Poucos articulistas conseguem evitá-los. Mas a disfunção principal do artigo de Paulo é mesmo de cronologia. Vivemos numa época em que as verdades são provisórias, mas o artigo, cheio de certezas perenes, não aceita isso.
Enquanto a Geração Zero Zero dialoga com a ambiguidade, ele cobra mais nitidez.
Porém nitidez objetiva é assunto da matemática e da ciência, não da arte e da literatura, sempre subjetivas.
Aliás, é bom lembrar que certas áreas das ciências exatas já aceitaram a ambiguidade inevitável.
É com elas que a Geração Zero Zero interage.
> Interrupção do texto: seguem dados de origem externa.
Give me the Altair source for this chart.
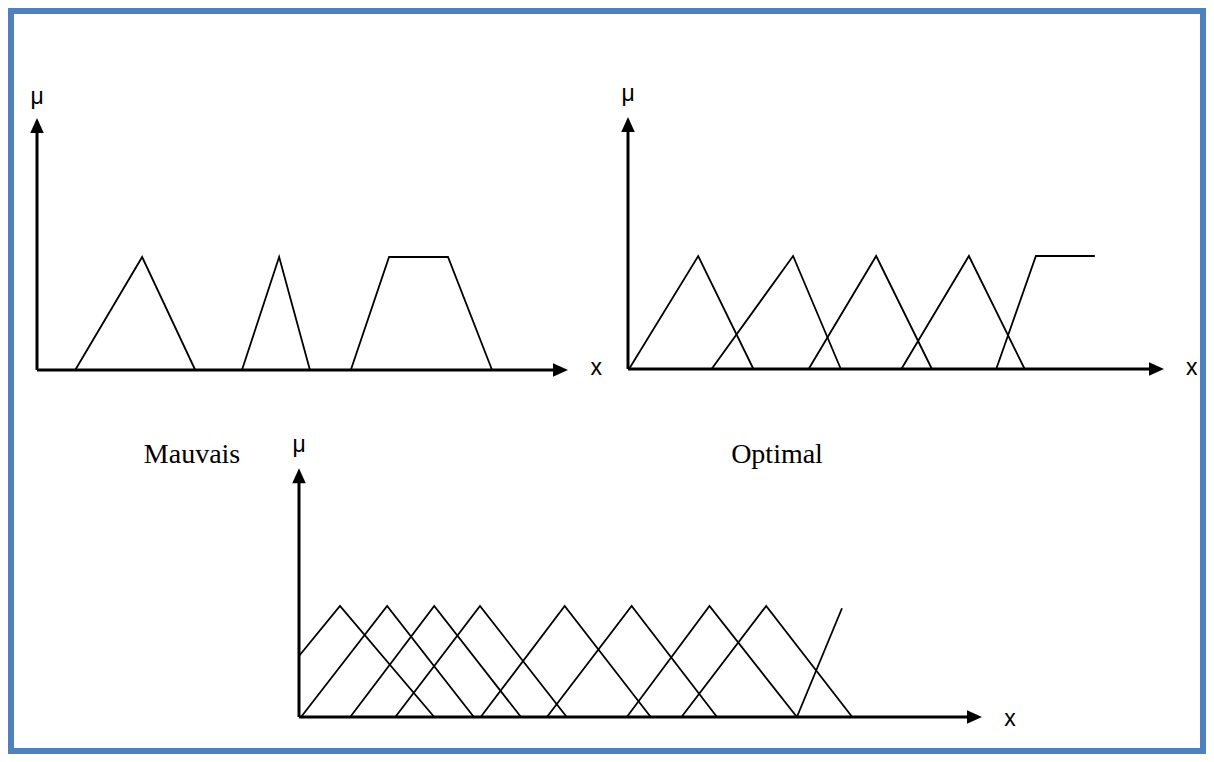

Nossa antologia relaciona-se, por exemplo, com o princípio da incerteza de Heisenberg e o gato morto-vivo de Schrodinger.
Com a nanomedicina e as próteses neurológicas. Com a bizarra matéria escura que compõe noventa por cento do universo, mas ninguém sabe o que é.
Por pertencer ao passado, o artigo de Paulo Werneck defende as leis de Newton para a criação poética.
Também reforça, com desmedida bronca, a ojeriza à ideia de geração-com-recorte-temporal, procedimento comum nas artes plásticas.
Isso já aconteceu antes, com a Geração 90. Mas só agora eu noto essa "gerafobia" quase consensual, esse medo exagerado de geração.
A intenção primeira da nova antologia é divulgar a obra dos ótimos ficcionistas que estrearam na primeira década deste século.
A intenção segunda é trabalhar na zona de confronto, fora da zona de conforto do leitor e da crítica newtonianos. A terceira intenção? Não há.
Não existe qualquer intenção demoníaca oculta, de tomada do poder estabelecido, de revolução cultural etc.
O escritor Santiago Nazarian escreveu em seu blog: "Não há nenhum grande plano nefasto por trás, não há nenhuma intenção perniciosa. É só (mais) uma antologia".
Concordo totalmente. "Geração Zero Zero" é só (mais) uma antologia de ótimos ficcionistas brasileiros.

NELSON DE OLIVEIRA é autor de "Poeira: Demônios e Maldições" (Língua Geral) e organizador da antologia "Geração Zero Zero", que será lançada no primeiro semestre de 2011 pela Língua Geral, com 21 autores de ficção nacionais.